Option 1: You came across idea #1 first and have already chosen to believe it, so you reject the second one. (conservativism?)

Option 2: You reject the first one, and cleave to the new idea. (fad following?)

Option 3: You remain agnostic; you choose not to fully believe either idea. (I try to rely on this one as often as I can, but this is not always possible. How do you make decisions when the better choice depends on what you choose to believe? Do you flip a coin?)

Option 4: You accept the idea that is the most convenient for you. (As we tend to find and demonize this trait in others, it is important to recognize that we all fall into this trap more than we would care to admit. At least I do, and I suspect that I'm not alone.)

Option 5: You carefully and regularly evaluate all ideas, testing different combinations for cohesion. You hold strong to your current, carefully tested belief system, but you allow your beliefs to be flexible to new experiences and new ideas. (I am--hopefully obviously--a fan of Option 5).

Most of us probably follow some combination of these things, yes?

What other options have you discovered?

Friday, August 2, 2013

"Did You Get Your Answer?"

Prayer is an important part of Mormonism. Mormons are encouraged to have personal prayer every morning and night, before meals, etc., and we pretty much say a prayer before we start (or finish) any Mormon gathering.

I believe strongly in the power of prayer, and that mortal people can develop a genuine relationship with the Divine through prayer and quiet meditation. I worry, however, that Mormons and other religious people tend to give too much credit (or blame) to God because we expect too much intervention from Him.



Prayer for Intervention:

I think that we tend to look at God the way that my two-year-old son currently looks at me: as an All-Powerful, Perfect Being who has our best interests at heart. As such, it makes sense to expect Him to give us good things when we ask for them. Further, a natural consequence of religion is often a belief that every event--good or bad, monumental or mundane, to us or to others--happens because God made it happen.

Granted, I am neither perfect nor omnipotent by any measure. That does not stop my son from asking me to make impossible things happen. For example, he likes to see this monument whenever we are in downtown Pullman.


He knows when we get close, and often asks for it. Whether I want to oblige or not, he usually gets to see it as we drive by.

The potential problem arises when we are downtown, but not in Pullman (downtown Seattle, for example).
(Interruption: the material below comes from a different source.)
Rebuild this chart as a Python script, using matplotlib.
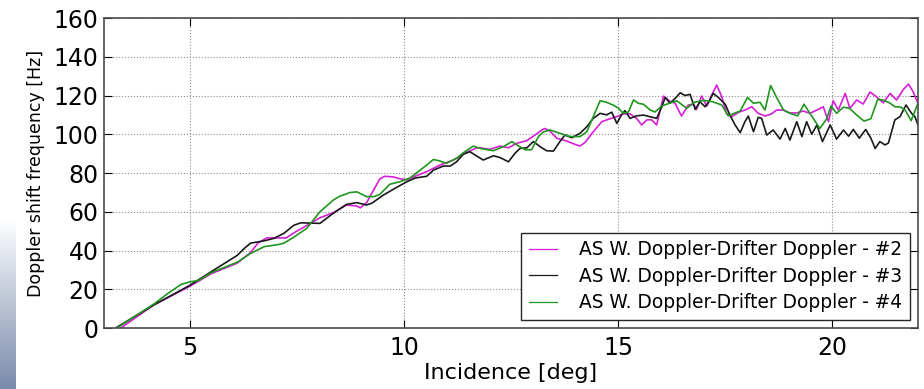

As much as he thinks we are near the monument, and as fervently and sincerely and repeatedly as he asks, I cannot drive by the Cougar when we are 4-5 hours away.

I believe that 1) even God is bound by Eternal Laws of some sort, and
                   2) if God does intervene, it is not to give us what we want but what we need.



Prayer for Knowledge:

Contrary to Mormon tradition, before getting married I never prayed to know if my then-girlfriend, now-wife Kira was the right one for me.

     I liked her.
         I wanted to be with her forever.
               I wanted to take care of her and protect her.
                    I wanted to share a family with her.
                         I was willing to do whatever is necessary to make our relationship work.
  So I proposed.

I believe that we have the Gospel of Jesus Christ, which gives us instructions for what type of decisions will bring us the most happiness. We should be grateful for that, yes?

But I also believe that God wants us (at least many of us) to take more responsibility for our own lives.

We do not need direction or confirmation for every decision that we make (even the big ones). Part of learning to be a productive, happy person is learning how to make decisions that will ultimately generate the outcomes that we want. That is, part of being happy is having and accepting control over our own life.